Her cubicle is dark. The music coming from the girl’s Formica desk was so efficient. It was so cheery. The sharp notes fell like paperclips on granite. I kick the swivel chair and a coffee mug falls and shatters. “Go pump your sunshine elsewhere,” I mutter.
I need to get away from the shards of glass, that damn music, but the lilting melody follows me like children. Maybe it’s the children that Lynn wants so badly. Maybe I don’t care. I hear their refrain, a familiar one at that...a pocket full of poesy. I swallow thick white fear. The noise around me morphs into a minuet. I burst through the door of my colleague’s office. It’s empty. The panic in my throat, it’s growing, festering. I need a doctor, a specialist. This has to be neurological, psychological, one of those words, a treatable one that ended with “logical”. I see movement in the boardroom. I rake at my hair, and my feet take over. They’re all in here. No one looks up at me. Their faces are fixed on a television screen. We all fall down...I hear in my left ear, and swat at the unseen melody.
A mousy girl in black tights speaks into a microphone on television. Police are in the background rummaging around the front of a house. It’s my house. This is a mistake. I was just there...ashes, ashes...She appears to be speaking slowly, but I hear only broken pieces. The rest of her words seem to pause for me alone. The reporter gazes at the camera, directly at my face. Her voice steadies itself on a tightrope. She says, “Appears to be a single gun shot.” She looks away, and her voice pitches forward in high speed, so that I hear, “The victim is identified as the long time C.E.O. of...surviving wife, Lynn...caliber...broken” The police are digging through my wife’s flowerbed, uprooting the violets that Lynn planted last spring. The time glows on the screen. It is 10:13a.m.
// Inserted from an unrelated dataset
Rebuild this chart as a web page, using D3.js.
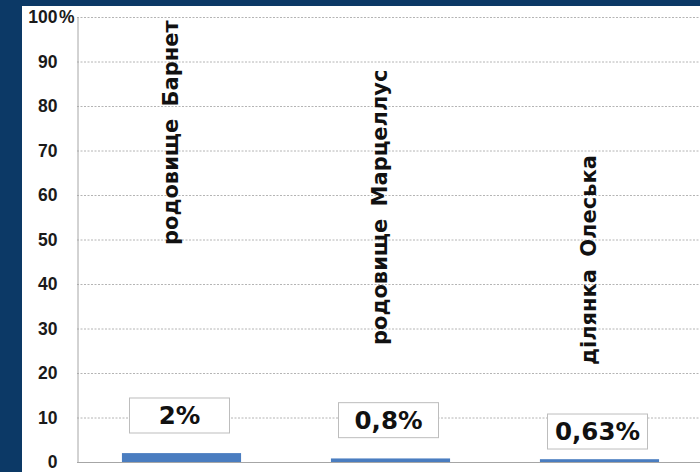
<!DOCTYPE html>
<html>
<head>
<meta charset="utf-8">
<script src="https://cdn.jsdelivr.net/npm/d3@7"></script>
<style>
  html, body { margin: 0; padding: 0; background: #0c3966; }
  svg { display: block; }
</style>
</head>
<body>
<svg id="chart" width="700" height="472"></svg>
<script>
// Categories and their shares (%)
const categories = ["родовище Барнет", "родовище Марцеллус", "ділянка Олеська"];
const values = [2, 0.8, 0.63];
const valueLabels = ["2%", "0,8%", "0,63%"];
const yTicks = [0, 10, 20, 30, 40, 50, 60, 70, 80, 90, 100];

// Layout of the annotations (in axis units / pixels)
const layout = {
  catLabelBottom: [245, 345, 365],   // where each rotated name starts (px)
  valueBoxCenter: [10.45, 9.4, 6.85] // value-box centre, in % on the y axis
};

const W = 700, H = 472;
const panel = { x: 22, y: 6 };
const margin = { top: 17, left: 77, bottom: 10 };
const plotW = 627, plotBottom = 462;

const svg = d3.select("#chart");

// white panel
svg.append("rect")
  .attr("x", panel.x).attr("y", panel.y)
  .attr("width", W - panel.x).attr("height", H - panel.y)
  .attr("fill", "#ffffff");

const x = d3.scaleBand()
  .domain(categories)
  .range([margin.left, margin.left + plotW])
  .paddingInner(0.43).paddingOuter(0.215);

const y = d3.scaleLinear()
  .domain([0, 100])
  .range([plotBottom, margin.top]);

// gridlines
svg.append("g")
  .selectAll("line")
  .data(yTicks.filter(d => d > 0))
  .join("line")
  .attr("x1", margin.left).attr("x2", W)
  .attr("y1", d => y(d) + 0.5).attr("y2", d => y(d) + 0.5)
  .attr("stroke", "#b4b4b4")
  .attr("stroke-width", 1)
  .attr("stroke-dasharray", "2,1.5");

// y axis
const yAxis = svg.append("g")
  .attr("transform", `translate(${margin.left + 0.5},0)`)
  .call(d3.axisLeft(y).tickValues(yTicks).tickFormat(d3.format("d")).tickSize(0).tickPadding(20));
yAxis.select(".domain").attr("stroke", "#a6a6a6");
yAxis.selectAll("text")
  .attr("font-family", "'Liberation Sans', Arial, sans-serif")
  .attr("font-weight", "bold")
  .attr("font-size", 17.5)
  .attr("fill", "#1a1a1a");

// percent sign after the top tick
svg.append("text")
  .attr("x", margin.left - 18)
  .attr("y", y(100))
  .attr("dy", "0.32em")
  .attr("font-family", "'Liberation Sans', Arial, sans-serif")
  .attr("font-weight", "bold")
  .attr("font-size", 17.5)
  .attr("fill", "#1a1a1a")
  .text("%");

// baseline
svg.append("line")
  .attr("x1", margin.left).attr("x2", W)
  .attr("y1", plotBottom + 0.5).attr("y2", plotBottom + 0.5)
  .attr("stroke", "#a6a6a6");

// bars
svg.append("g")
  .selectAll("rect")
  .data(values)
  .join("rect")
  .attr("x", (d, i) => x(categories[i]))
  .attr("y", d => y(d))
  .attr("width", x.bandwidth())
  .attr("height", d => y(0) - y(d))
  .attr("fill", "#4a7dc0");

// rotated category names
svg.append("g")
  .selectAll("text")
  .data(categories)
  .join("text")
  .attr("transform", (d, i) => `translate(${x(d) + x.bandwidth() / 2 - 4},${layout.catLabelBottom[i]}) rotate(-90)`)
  .attr("font-family", "'DejaVu Sans', sans-serif")
  .attr("font-weight", "bold")
  .attr("font-size", 21)
  .attr("word-spacing", 5)
  .attr("fill", "#111")
  .text(d => d);

// value boxes
const boxW = 100, boxH = 35;
const vg = svg.append("g")
  .selectAll("g")
  .data(valueLabels)
  .join("g")
  .attr("transform", (d, i) => `translate(${x(categories[i]) + x.bandwidth() / 2 - 2},${y(layout.valueBoxCenter[i])})`);
vg.append("rect")
  .attr("x", -boxW / 2).attr("y", -boxH / 2)
  .attr("width", boxW).attr("height", boxH)
  .attr("fill", "#ffffff")
  .attr("stroke", "#bdbdbd");
vg.append("text")
  .attr("text-anchor", "middle")
  .attr("dy", "0.36em")
  .attr("font-family", "'DejaVu Sans', sans-serif")
  .attr("font-weight", "bold")
  .attr("font-size", 24.5)
  .attr("fill", "#111")
  .text(d => d);
</script>
</body>
</html>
I run from the boardroom, and sprint down six flights of stairs. Running seems to alleviate something in my brain.
Outside, the sunlight splinters through my head. My nose bleeds, but I ignore it. No cab, no subway, I don’t want their twisted music. I exhale and dart through traffic. It’s bad reporting, the wrong damn house. I drop my briefcase, spilling its contents on the city street. It’s all a delusion, a mirage in the desert of my cortex. My welcome mat says welcome. My door is open.
Lynn is talking to a detective on the sofa. She’s wearing cuffs. Paramedics stream like ants from the bedroom. Worker ants. The window’s broken, and I hear its single piano cord still rocking in the air. An officer is dusting the broken glass. He pauses to answer a cell phone. I kneel beside him and watch his expressions, trolling for answers. I see a body bag on the bed, and I laugh, because for a moment, it makes sense. My timid wife has managed to shoot an intruder. That’s it. I stare at the bag. It’s waiting for me. I feel that something is waiting for me, so I walk over and pull the zipper. It’s my body. My face is white, twisted from the impact of a single bullet. I still hear my own laugh, so far away. I touch my own cold hand and stare at the tiny flowers jutting from my lapel: a pocket full of posies. I hear my wife’s voice. She says, “self-defense,” a falsetto-soft lie, straight faced and accapello. I turn in to the rush of sound coming up behind me. It engulfs me, claiming me...daisies, I think. Crescendo. Finale.